■ Task brief
Where a line of the listing below includes the word "React", reproduce that line.

■ Provided entries
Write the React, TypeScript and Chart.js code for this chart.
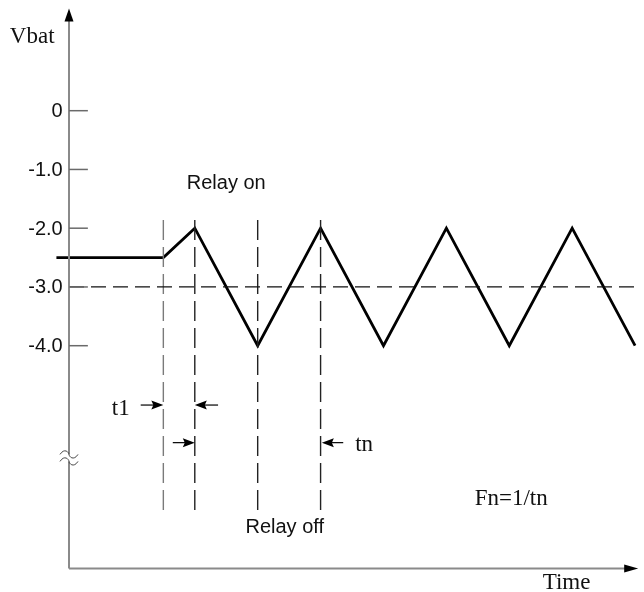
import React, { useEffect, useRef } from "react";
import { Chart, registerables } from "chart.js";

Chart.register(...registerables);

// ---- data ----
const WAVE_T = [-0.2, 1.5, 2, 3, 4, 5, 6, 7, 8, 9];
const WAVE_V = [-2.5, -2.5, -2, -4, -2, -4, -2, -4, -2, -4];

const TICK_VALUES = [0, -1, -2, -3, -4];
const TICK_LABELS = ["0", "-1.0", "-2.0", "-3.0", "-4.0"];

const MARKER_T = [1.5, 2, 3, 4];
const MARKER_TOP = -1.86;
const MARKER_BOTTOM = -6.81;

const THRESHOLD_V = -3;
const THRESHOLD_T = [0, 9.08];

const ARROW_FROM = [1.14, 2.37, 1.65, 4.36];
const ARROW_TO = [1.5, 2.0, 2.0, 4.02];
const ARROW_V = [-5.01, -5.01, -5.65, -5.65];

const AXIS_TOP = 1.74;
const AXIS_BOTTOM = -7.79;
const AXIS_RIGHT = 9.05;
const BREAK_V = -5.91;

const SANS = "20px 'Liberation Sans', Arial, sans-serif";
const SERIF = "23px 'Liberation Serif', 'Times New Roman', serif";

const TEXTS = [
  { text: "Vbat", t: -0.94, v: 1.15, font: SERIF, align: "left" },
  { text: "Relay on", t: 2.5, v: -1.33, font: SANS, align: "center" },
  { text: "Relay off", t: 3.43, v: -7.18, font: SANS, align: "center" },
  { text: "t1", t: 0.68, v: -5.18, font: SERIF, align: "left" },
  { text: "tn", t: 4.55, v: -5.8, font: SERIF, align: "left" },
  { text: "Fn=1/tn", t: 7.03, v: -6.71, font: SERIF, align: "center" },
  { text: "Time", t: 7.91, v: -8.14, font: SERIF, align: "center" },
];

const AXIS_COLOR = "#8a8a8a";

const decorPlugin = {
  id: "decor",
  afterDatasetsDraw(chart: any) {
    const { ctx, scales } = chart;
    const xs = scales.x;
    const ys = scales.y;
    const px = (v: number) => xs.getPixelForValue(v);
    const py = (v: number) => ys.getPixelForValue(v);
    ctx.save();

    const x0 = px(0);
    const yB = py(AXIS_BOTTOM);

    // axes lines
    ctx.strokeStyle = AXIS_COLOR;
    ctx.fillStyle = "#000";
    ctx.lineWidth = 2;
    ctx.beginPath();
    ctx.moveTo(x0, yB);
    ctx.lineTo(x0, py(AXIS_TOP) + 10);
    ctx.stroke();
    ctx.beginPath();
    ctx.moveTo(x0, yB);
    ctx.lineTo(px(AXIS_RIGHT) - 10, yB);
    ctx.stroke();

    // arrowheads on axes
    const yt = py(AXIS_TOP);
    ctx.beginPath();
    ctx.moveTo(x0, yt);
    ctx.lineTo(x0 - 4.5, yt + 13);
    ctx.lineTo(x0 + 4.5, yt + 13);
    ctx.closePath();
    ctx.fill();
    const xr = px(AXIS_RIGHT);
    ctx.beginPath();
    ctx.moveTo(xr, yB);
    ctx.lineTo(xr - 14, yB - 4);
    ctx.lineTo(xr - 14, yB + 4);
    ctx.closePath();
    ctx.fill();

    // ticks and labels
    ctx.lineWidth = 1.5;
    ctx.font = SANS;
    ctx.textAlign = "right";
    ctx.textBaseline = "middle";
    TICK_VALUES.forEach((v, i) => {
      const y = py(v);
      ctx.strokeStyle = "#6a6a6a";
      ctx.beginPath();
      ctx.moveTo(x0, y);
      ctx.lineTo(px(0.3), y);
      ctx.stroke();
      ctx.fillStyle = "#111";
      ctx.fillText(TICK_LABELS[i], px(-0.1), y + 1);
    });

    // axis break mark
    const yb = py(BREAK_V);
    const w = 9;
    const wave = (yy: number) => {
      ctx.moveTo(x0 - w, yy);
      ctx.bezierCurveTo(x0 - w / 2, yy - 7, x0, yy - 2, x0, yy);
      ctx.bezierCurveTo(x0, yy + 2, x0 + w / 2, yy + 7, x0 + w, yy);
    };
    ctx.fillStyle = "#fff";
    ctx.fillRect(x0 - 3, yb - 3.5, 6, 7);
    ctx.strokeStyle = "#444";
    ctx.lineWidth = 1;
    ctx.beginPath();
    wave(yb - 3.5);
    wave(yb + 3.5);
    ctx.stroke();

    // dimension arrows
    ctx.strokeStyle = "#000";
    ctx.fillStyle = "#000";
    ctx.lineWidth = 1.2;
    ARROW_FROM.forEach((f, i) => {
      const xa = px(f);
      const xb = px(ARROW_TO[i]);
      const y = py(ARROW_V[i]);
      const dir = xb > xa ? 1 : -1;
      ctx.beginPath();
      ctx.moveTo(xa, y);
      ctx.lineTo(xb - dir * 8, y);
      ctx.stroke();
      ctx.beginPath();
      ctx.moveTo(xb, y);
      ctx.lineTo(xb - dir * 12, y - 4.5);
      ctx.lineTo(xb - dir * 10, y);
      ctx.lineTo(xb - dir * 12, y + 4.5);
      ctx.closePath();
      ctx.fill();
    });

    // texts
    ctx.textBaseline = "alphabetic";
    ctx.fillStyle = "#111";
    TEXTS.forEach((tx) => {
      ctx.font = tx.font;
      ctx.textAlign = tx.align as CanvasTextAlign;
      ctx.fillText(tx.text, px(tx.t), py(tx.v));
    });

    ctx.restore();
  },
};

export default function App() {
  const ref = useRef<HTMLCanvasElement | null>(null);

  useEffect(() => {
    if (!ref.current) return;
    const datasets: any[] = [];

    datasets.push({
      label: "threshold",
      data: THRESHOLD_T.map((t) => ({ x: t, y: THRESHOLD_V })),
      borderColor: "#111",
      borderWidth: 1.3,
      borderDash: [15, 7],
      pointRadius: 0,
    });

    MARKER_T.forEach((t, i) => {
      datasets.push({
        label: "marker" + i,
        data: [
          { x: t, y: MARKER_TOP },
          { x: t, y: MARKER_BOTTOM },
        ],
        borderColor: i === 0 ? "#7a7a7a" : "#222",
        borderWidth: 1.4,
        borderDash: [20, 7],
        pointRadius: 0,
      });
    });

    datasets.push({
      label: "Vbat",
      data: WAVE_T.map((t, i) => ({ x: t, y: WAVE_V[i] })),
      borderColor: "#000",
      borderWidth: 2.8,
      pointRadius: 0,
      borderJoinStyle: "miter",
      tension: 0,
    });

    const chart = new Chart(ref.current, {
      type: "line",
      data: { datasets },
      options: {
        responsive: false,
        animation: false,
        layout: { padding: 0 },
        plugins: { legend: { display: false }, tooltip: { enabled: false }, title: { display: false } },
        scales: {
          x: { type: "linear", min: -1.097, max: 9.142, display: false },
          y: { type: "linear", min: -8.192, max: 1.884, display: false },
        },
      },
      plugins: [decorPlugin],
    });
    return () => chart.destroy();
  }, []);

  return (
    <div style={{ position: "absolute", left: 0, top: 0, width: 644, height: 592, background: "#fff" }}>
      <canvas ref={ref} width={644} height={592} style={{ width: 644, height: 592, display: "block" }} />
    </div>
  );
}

...

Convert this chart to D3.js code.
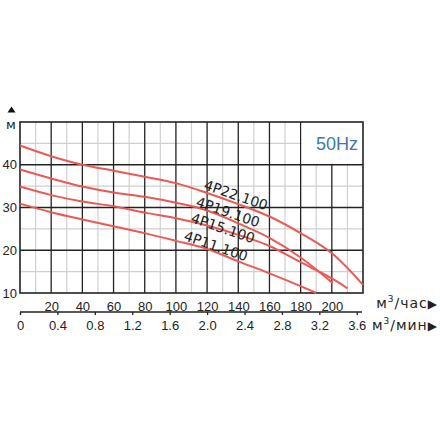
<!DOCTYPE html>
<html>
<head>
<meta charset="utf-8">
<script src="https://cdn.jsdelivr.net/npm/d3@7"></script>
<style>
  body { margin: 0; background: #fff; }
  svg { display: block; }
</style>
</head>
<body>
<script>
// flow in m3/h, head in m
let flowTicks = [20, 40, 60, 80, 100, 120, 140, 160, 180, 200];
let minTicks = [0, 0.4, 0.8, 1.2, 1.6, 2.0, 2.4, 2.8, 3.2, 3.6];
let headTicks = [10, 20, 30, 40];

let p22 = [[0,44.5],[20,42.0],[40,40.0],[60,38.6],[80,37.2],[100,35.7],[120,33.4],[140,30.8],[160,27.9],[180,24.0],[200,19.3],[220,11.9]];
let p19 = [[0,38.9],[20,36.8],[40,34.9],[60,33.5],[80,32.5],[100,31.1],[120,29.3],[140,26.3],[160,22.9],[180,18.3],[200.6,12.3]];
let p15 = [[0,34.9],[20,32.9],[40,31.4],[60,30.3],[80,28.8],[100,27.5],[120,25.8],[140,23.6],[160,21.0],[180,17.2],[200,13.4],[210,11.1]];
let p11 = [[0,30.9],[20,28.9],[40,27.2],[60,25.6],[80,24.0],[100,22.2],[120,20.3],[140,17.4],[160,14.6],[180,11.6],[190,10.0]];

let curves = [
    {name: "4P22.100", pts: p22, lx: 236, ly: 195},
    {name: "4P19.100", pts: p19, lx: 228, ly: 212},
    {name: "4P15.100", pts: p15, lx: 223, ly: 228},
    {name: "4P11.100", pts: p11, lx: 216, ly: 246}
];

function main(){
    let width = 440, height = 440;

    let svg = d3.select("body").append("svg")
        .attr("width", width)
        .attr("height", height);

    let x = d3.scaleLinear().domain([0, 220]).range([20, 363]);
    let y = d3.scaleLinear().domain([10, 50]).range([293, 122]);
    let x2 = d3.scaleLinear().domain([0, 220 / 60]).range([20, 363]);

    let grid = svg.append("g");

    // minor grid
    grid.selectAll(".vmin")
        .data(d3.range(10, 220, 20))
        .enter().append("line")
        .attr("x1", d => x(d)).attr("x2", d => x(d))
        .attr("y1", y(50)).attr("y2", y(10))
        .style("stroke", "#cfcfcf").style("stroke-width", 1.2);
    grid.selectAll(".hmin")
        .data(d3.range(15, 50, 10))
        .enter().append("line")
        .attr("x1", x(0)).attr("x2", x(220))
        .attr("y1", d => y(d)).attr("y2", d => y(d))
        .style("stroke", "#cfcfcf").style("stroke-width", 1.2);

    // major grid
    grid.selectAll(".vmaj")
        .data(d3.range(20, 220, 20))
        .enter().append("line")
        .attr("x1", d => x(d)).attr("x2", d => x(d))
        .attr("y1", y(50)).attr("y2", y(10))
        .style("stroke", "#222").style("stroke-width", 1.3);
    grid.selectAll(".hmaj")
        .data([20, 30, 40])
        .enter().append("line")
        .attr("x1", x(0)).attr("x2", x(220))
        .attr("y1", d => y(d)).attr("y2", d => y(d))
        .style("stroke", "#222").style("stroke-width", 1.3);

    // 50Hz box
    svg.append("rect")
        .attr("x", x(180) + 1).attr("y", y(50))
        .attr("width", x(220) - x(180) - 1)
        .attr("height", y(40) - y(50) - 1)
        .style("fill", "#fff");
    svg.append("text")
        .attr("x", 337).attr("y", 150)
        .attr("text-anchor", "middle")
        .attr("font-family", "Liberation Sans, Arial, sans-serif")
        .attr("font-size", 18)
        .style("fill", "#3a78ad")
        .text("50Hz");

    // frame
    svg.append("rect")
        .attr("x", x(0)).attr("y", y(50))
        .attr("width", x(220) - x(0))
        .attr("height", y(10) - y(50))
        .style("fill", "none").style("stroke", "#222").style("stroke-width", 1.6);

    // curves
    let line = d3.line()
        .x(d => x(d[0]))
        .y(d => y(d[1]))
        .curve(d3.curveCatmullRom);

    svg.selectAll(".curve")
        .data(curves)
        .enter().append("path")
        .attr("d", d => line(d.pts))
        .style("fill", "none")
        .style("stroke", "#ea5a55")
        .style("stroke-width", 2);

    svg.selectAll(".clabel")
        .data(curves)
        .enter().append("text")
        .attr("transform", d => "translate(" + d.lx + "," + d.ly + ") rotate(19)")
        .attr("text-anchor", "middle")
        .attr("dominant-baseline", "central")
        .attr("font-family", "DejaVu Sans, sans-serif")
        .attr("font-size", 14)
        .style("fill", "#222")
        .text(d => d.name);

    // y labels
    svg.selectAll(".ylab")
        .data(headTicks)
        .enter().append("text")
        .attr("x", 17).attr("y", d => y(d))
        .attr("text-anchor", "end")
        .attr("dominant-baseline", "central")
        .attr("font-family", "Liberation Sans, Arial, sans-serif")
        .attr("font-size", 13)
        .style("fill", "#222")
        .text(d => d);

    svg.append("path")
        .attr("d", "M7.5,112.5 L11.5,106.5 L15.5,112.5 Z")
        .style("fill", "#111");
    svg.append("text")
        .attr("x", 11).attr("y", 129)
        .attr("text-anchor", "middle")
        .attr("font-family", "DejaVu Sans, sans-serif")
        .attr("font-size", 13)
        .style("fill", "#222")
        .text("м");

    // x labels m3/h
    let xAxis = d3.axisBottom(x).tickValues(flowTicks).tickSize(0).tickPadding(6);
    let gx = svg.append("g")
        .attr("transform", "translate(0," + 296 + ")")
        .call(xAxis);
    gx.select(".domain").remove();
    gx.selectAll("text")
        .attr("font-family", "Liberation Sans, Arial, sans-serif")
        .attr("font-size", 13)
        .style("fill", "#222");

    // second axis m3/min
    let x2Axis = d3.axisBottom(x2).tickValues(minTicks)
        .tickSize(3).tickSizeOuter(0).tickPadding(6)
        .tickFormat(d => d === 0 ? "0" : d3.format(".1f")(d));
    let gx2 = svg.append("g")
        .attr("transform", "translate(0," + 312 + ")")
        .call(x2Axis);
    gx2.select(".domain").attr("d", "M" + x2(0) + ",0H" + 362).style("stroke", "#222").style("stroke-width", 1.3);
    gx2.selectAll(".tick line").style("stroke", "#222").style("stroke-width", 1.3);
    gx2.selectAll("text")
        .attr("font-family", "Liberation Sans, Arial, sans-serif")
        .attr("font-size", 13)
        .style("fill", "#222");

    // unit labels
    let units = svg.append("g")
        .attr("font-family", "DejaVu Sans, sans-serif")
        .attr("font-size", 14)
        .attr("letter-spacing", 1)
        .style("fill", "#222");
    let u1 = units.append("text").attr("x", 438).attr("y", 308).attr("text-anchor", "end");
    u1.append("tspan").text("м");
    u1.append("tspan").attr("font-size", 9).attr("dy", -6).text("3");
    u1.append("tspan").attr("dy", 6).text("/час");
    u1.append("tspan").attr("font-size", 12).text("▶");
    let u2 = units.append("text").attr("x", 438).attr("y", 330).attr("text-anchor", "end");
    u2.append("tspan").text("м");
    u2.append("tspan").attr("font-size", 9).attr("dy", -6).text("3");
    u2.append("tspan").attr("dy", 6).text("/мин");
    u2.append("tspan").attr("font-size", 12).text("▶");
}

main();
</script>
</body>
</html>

* * *

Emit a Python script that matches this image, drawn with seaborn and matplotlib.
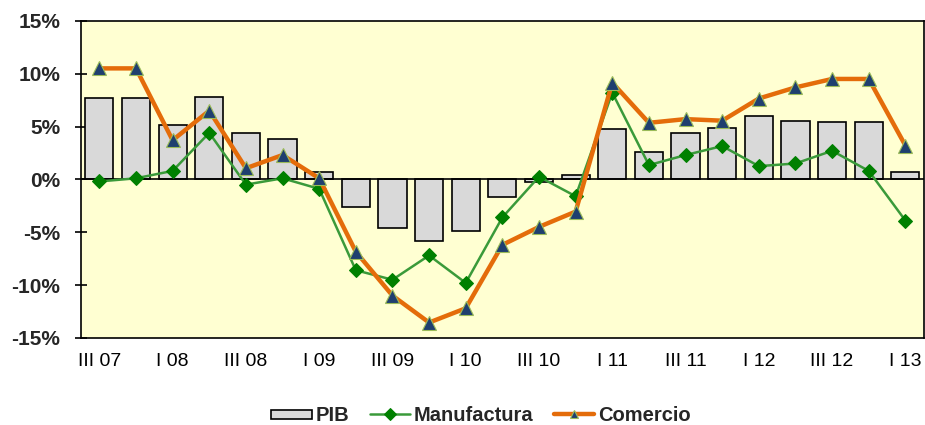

■ Exercise response
Write the React, TypeScript and Chart.js code for this chart.
import React, { useEffect, useRef } from "react";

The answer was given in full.